There is a moment that comes for nearly every working mother, often in the quiet of the evening when the dishes are washed, the emails have stopped pinging, and the children are finally asleep. You sit down, and instead of resting, you replay the day. You remember the rushed goodbye this morning, the way your little one clung to your leg as you tried to slip out the door. You recall the meeting that ran late, the dinner that came from a box, the story you skipped because you were just too tired. And then, like a familiar shadow, the guilt settles in. It whispers that you are not enough, that you are choosing the wrong things, that your children deserve more of you than you are giving. This is mom guilt, and it is one of the heaviest burdens a working parent can carry. But what if the path toward easing that guilt is not about doing more, but about learning to be present in the small, imperfect moments you already have?
The secret that many mothers discover only after years of wrestling with guilt is that children do not need perfect mothers. They do not need a mother who never misses a school event, who always has a homemade snack ready, who never loses her temper. What they need, far more than any of these things, is a mother who is truly with them when she is with them. This is the gift of imperfect presence: the ability to put down your phone, to stop mentally composing your to-do list, and to simply look into your child’s eyes for two minutes without rushing. It sounds simple, but it is revolutionary for a mind trained to multitask.
Consider the morning routine. So often, we move through it like a blur—pouring cereal, tying shoes, packing backpacks—while our minds are already at the office. The guilt you feel later is not because you left for work, but because you left without really being there. The next time you find yourself rushing, try pausing for ten seconds. Kneel down to your child’s level. Say their name. Ask one genuine question about their day ahead. That tiny pause, that moment of eye contact, is a seed of connection that will grow far larger than any hour of distracted time you might give them later. It is not about the quantity of minutes; it is about the quality of presence.
The same principle applies to the end of the day. You arrive home exhausted, and the guilt tells you that you need to make up for lost time by being the perfect mother for the next two hours. You try to play a game, but your mind is foggy. You try to cook a meal, but you burn it. And then you feel worse. Instead, you might try a different approach. Tell your child, “I had a long day, and I am tired. I would love to sit on the couch and hold you for ten minutes. Would that be okay?” That honesty is a gift. It teaches your child that rest is important, that feelings are valid, and that love does not require performance.
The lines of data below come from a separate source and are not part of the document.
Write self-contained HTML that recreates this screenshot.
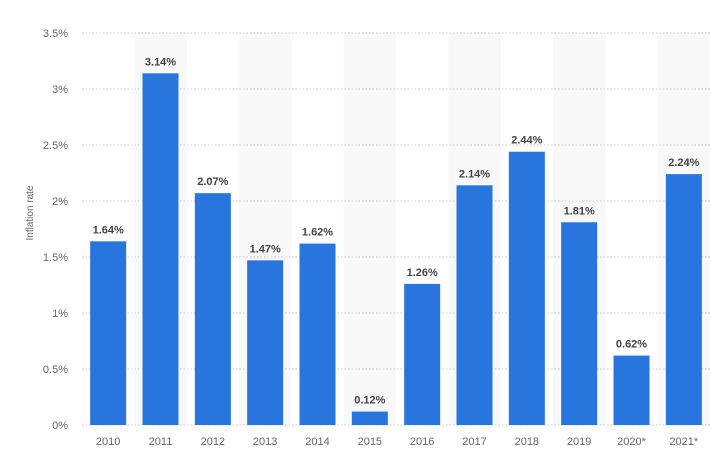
<!DOCTYPE html>
<html><head><meta charset="utf-8"><style>
body{margin:0;background:#fff;}
svg{display:block;font-family:"Liberation Sans",sans-serif;}
</style></head><body>
<svg id="chart" width="718" height="466"></svg>
<script>
const categories=["2010","2011","2012","2013","2014","2015","2016","2017","2018","2019","2020*","2021*"];
const values=[1.64,3.14,2.07,1.47,1.62,0.12,1.26,2.14,2.44,1.81,0.62,2.24];
const valueLabels=["1.64%","3.14%","2.07%","1.47%","1.62%","0.12%","1.26%","2.14%","2.44%","1.81%","0.62%","2.24%"];
const ticks=[0,0.5,1,1.5,2,2.5,3,3.5];
const tickLabels=["0%","0.5%","1%","1.5%","2%","2.5%","3%","3.5%"];
const NS="http://www.w3.org/2000/svg";
const svg=document.getElementById('chart');
const L=82,R=710,T=33,B=425,maxV=3.5;
const bw=(R-L)/categories.length;
const y=v=>B-(v/maxV)*(B-T);
const xc=i=>L+bw*i+bw/2;
function mk(tag,attrs,text){const e=document.createElementNS(NS,tag);for(const k in attrs)e.setAttribute(k,attrs[k]);if(text!==undefined)e.textContent=text;svg.appendChild(e);return e;}
categories.forEach((c,i)=>{if(i%2===1){const r=mk('rect',{x:L+bw*i,y:T,width:bw,height:B-T,fill:'#f8f8f8'});

}});
ticks.forEach((t,i)=>{
const g=mk('line',{x1:L,x2:R,y1:y(t),y2:y(t),stroke:'#c8c8c8','stroke-dasharray':'1.5,2','stroke-width':1});


const tl=mk('text',{x:68,y:y(t)+4,'text-anchor':'end','font-size':11,fill:'#666'},tickLabels[i]);

});
categories.forEach((c,i)=>{
const b=mk('rect',{x:xc(i)-18,y:y(values[i]),width:36,height:B-y(values[i]),fill:'#2876dd'});


const vl=mk('text',{x:xc(i),y:y(values[i])-8,'text-anchor':'middle','font-size':11,'font-weight':'bold',fill:'#444'},valueLabels[i]);


const xl=mk('text',{x:xc(i),y:445,'text-anchor':'middle','font-size':11,fill:'#666'},c);

});
const yt=mk('text',{x:0,y:0,transform:'translate(33,213) rotate(-90)','text-anchor':'middle','font-size':10,fill:'#666'},'Inflation rate');


</script>
</body></html>
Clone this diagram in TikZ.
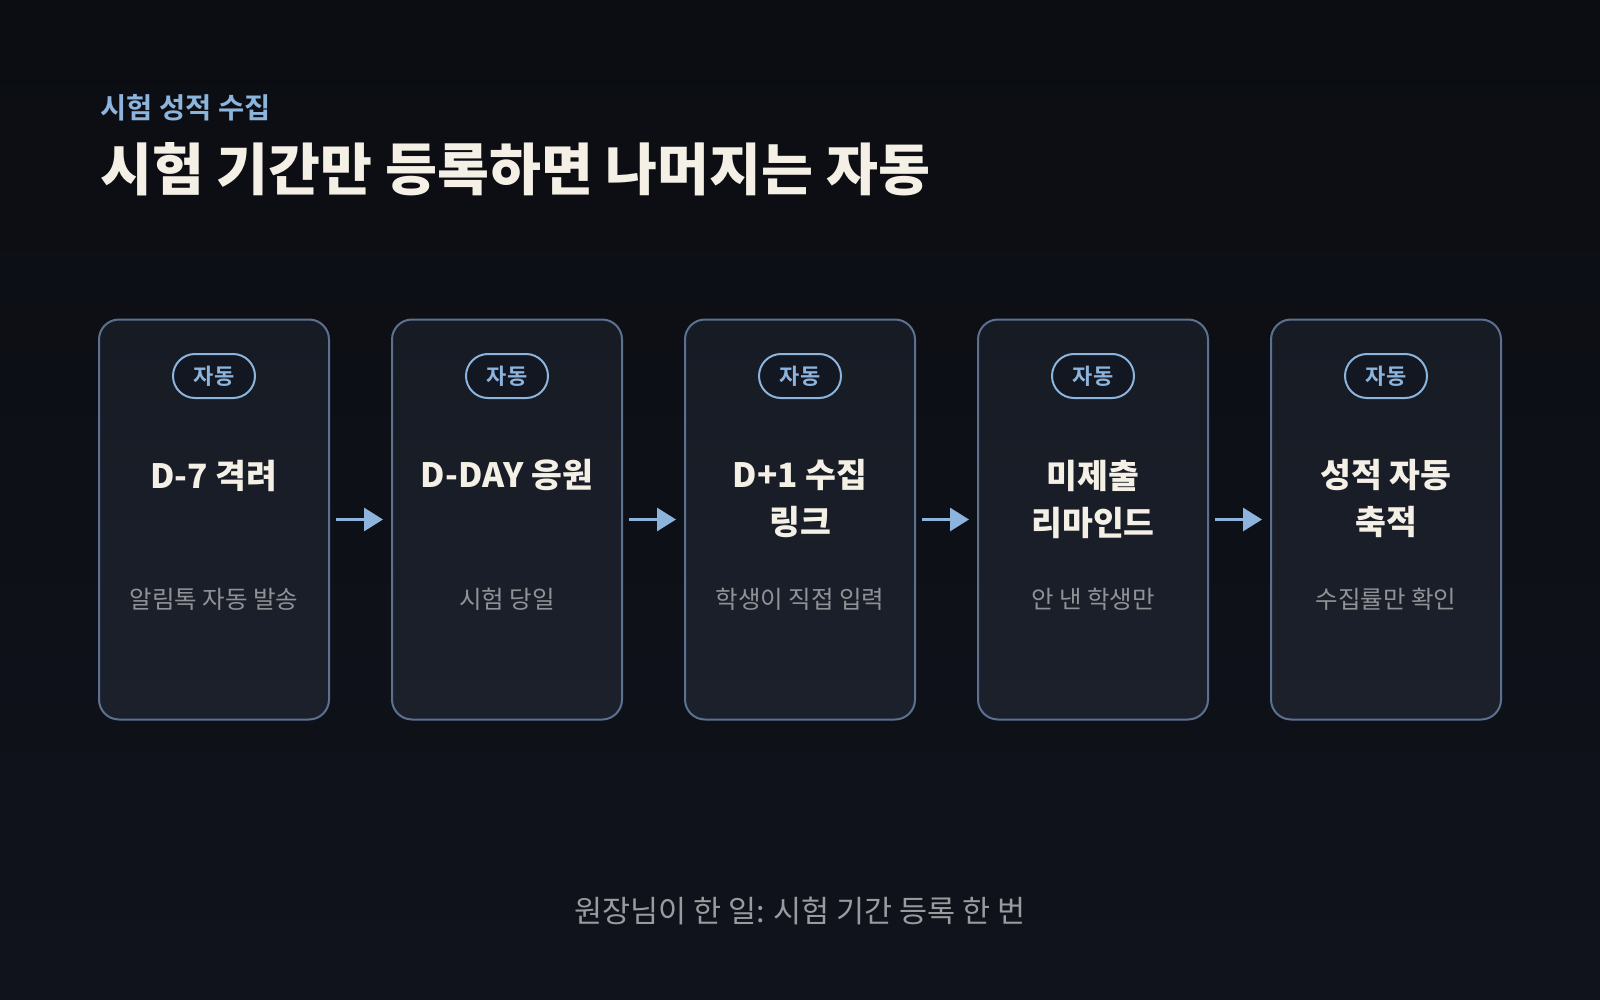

One of the most powerful ways to manage mom guilt is to change the story you tell yourself about what it means to be a working parent. Society often frames it as a trade-off: you are either fully dedicated to your career or fully dedicated to your children. But that is a false binary. You can be both, and you can be good at both, not because you are superhuman, but because you are present where you are. When you are at work, trust that your children are safe and loved by their caregivers. When you are at home, trust that your work emails can wait. This boundary is not selfish; it is necessary for your well-being and for your family’s.
Another gentle practice is to release the idea of balance as a perfect equilibrium. Balance is not a tightrope where one misstep means failure. It is more like a dance—sometimes you lean toward work, sometimes toward family, and sometimes you simply stumble. That is okay. The guilt arises when you judge yourself for the leaning. Instead, try to adopt a posture of curiosity. Ask yourself, “What does my family need from me right now? What do I need from myself?” The answers will shift daily, and that is the nature of life.
Finally, remember that your children are watching you. They are not watching to see if you make mistakes. They are watching to see how you handle mistakes. When you apologize after losing your patience, you teach them humility. When you choose to rest instead of pushing through exhaustion, you teach them self-care. When you hug them after a rushed morning and say, “I wish I had slowed down, but I love you so much,” you teach them that love is not conditional on perfection.
So the next time the guilt whispers in your ear, meet it with a gentle truth. You are not a machine. You are a mother who is doing her best in a world that asks too much. And in the small, imperfect moments—the ten-second hug, the silly dance in the kitchen, the bedtime story read with a quiet voice—you are giving your children something far more valuable than a perfect schedule. You are giving them your real, present, loving self. That is enough. You are enough.